◆ DATA TO PROCESS:
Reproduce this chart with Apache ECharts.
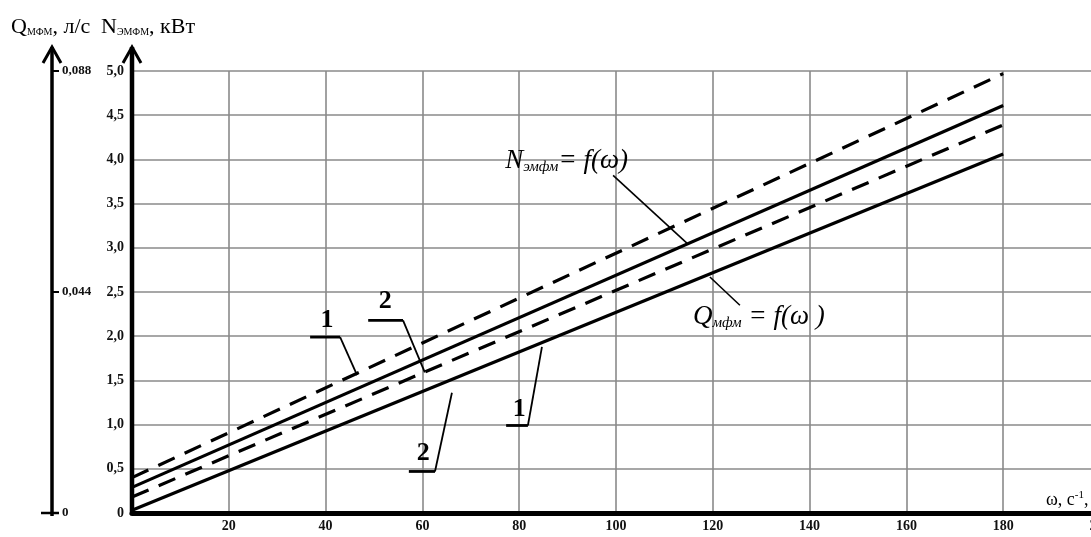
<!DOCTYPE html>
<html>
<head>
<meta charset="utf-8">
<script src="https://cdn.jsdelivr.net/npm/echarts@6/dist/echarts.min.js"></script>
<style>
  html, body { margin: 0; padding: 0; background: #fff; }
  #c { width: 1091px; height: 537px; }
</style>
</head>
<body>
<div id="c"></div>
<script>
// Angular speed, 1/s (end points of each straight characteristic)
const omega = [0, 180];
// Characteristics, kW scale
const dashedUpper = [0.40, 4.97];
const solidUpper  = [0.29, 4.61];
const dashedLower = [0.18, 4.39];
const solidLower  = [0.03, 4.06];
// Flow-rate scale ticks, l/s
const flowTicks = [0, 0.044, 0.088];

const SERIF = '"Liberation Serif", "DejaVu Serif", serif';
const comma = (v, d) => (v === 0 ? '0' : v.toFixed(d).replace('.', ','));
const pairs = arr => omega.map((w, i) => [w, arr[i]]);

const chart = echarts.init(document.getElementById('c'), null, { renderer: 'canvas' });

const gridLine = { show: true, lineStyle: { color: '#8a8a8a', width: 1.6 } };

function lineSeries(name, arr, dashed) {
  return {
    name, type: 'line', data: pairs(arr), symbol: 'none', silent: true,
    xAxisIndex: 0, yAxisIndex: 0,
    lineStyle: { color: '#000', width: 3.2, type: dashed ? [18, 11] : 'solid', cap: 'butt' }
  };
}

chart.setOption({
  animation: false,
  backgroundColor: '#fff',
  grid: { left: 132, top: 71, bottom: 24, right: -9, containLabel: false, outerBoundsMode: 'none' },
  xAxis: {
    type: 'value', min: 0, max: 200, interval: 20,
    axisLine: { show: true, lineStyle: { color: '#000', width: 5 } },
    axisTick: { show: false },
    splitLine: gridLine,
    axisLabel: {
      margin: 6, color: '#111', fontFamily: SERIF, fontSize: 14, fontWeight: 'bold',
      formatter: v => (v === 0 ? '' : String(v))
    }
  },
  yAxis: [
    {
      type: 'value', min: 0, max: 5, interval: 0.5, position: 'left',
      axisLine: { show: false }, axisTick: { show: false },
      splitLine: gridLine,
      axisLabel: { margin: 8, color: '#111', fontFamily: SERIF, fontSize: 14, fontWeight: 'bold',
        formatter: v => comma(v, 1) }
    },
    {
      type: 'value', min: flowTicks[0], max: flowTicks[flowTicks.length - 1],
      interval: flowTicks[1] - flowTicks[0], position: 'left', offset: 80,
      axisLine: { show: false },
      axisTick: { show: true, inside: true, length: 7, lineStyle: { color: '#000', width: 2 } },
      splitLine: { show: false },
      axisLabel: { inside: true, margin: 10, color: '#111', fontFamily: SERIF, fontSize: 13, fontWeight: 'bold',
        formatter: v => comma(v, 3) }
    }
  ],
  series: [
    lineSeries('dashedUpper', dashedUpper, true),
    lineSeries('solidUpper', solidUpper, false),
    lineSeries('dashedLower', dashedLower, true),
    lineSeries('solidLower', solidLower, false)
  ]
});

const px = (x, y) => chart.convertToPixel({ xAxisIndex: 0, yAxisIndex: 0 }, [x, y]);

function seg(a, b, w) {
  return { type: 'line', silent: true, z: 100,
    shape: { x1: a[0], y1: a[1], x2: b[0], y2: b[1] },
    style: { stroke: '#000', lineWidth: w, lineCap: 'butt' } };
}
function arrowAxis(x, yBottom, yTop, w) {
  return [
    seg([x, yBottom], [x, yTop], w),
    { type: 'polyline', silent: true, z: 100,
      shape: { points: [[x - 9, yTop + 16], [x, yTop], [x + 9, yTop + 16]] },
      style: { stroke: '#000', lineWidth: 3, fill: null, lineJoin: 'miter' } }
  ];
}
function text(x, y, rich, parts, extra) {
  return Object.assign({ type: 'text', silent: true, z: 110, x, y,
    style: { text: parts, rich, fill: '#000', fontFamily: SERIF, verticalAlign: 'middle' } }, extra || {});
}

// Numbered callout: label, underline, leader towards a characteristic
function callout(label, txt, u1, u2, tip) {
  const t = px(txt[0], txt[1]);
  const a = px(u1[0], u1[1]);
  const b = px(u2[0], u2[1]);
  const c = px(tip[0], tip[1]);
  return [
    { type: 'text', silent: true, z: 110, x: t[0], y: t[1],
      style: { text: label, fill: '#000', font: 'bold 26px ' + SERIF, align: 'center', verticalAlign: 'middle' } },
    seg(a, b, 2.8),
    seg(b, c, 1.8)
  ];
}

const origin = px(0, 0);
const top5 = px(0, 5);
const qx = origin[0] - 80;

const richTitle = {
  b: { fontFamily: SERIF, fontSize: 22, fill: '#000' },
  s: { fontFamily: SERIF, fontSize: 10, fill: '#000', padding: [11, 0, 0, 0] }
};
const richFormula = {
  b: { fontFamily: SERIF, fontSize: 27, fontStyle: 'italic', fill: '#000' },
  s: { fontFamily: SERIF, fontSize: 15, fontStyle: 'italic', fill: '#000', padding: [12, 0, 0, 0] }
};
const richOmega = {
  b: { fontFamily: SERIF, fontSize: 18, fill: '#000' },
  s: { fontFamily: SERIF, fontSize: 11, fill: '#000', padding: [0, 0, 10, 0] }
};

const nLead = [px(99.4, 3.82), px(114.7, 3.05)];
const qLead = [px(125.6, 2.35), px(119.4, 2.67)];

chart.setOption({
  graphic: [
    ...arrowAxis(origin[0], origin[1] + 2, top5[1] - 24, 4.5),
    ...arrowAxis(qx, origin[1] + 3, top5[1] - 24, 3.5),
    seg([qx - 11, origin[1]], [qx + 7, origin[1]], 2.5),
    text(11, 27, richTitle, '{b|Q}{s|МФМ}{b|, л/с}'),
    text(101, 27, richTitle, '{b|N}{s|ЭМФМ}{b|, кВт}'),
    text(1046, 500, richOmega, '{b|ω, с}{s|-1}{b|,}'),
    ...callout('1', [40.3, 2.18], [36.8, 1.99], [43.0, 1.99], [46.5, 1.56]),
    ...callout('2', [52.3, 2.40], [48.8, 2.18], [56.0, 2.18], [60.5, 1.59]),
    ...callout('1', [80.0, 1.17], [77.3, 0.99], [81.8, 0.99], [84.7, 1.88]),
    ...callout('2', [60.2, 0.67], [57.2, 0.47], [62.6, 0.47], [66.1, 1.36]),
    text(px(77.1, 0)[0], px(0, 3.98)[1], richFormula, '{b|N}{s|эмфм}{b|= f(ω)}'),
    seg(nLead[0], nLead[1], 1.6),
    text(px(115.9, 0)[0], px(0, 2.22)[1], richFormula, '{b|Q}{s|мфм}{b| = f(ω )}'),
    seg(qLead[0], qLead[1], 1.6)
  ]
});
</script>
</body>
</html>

---

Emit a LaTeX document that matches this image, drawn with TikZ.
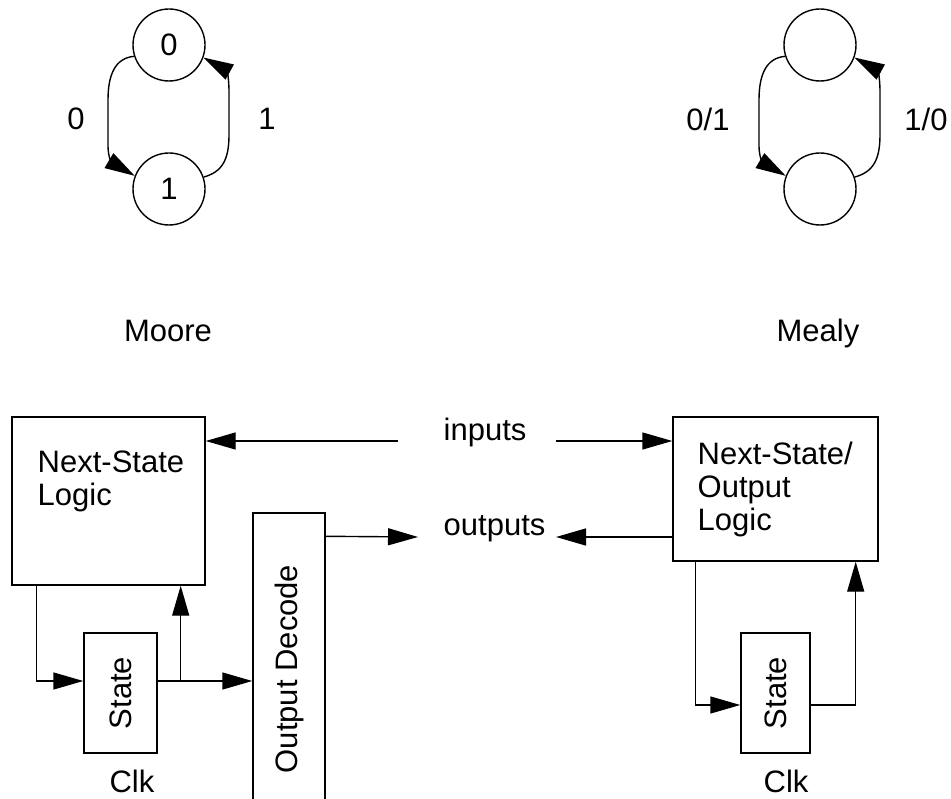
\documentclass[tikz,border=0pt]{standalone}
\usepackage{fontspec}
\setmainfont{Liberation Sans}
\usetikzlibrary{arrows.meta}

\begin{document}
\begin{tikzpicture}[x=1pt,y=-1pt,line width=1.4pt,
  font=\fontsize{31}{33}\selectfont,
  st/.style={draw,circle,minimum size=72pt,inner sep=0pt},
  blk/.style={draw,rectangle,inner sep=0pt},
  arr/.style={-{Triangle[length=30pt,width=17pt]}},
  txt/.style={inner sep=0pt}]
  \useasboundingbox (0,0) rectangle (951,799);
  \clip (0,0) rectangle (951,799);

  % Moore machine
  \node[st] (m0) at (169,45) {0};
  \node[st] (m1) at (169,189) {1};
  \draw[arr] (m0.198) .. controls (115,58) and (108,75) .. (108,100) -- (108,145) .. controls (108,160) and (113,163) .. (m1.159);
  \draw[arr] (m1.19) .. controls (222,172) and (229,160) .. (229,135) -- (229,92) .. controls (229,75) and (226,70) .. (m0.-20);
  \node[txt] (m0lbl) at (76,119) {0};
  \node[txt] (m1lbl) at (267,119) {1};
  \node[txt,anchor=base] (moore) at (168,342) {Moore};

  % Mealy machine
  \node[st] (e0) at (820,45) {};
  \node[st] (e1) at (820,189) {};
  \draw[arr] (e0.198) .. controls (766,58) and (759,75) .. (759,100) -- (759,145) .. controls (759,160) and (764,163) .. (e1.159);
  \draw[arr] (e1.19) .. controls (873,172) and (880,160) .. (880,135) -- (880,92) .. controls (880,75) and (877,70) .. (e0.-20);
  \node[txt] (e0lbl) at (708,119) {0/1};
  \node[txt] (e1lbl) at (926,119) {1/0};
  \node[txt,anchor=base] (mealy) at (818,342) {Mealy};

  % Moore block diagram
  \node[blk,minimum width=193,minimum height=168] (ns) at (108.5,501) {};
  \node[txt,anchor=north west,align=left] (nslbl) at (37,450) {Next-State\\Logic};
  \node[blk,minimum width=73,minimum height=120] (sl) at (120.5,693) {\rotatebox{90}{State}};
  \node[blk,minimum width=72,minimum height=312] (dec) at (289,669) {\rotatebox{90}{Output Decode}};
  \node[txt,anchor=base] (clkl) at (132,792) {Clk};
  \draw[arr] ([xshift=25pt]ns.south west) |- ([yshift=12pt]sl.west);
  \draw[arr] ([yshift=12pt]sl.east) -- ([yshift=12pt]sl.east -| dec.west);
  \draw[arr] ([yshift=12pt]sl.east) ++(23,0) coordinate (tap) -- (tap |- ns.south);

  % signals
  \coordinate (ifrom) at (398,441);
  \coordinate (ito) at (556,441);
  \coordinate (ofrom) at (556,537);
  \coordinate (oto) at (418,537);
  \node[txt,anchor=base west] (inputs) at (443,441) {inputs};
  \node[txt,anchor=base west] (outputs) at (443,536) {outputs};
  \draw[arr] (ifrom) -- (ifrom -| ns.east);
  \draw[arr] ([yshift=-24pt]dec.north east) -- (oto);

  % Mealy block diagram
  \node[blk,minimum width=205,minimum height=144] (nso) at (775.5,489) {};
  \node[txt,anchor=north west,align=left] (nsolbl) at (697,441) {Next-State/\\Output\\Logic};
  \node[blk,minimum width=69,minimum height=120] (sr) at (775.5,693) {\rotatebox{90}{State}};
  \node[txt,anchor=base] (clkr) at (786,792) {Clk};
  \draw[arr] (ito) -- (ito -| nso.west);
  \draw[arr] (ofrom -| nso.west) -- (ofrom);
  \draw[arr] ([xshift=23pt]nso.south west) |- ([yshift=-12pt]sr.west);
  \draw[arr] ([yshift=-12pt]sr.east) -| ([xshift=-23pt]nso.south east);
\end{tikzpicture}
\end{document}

◆ WHAT IS EXPECTED: Only the lines between the one with "Reproduce this chart with Apache ECharts." and the one with "const flowTicks = [0, 0.044, 0.088];", those two included, get copied from the material above. Keep it exact and free of pictures.

◆ RESULT FOR THIS EXERCISE:
Reproduce this chart with Apache ECharts.
<!DOCTYPE html>
<html>
<head>
<meta charset="utf-8">
<script src="https://cdn.jsdelivr.net/npm/echarts@6/dist/echarts.min.js"></script>
<style>
  html, body { margin: 0; padding: 0; background: #fff; }
  #c { width: 1091px; height: 537px; }
</style>
</head>
<body>
<div id="c"></div>
<script>
// Angular speed, 1/s (end points of each straight characteristic)
const omega = [0, 180];
// Characteristics, kW scale
const dashedUpper = [0.40, 4.97];
const solidUpper  = [0.29, 4.61];
const dashedLower = [0.18, 4.39];
const solidLower  = [0.03, 4.06];
// Flow-rate scale ticks, l/s
const flowTicks = [0, 0.044, 0.088];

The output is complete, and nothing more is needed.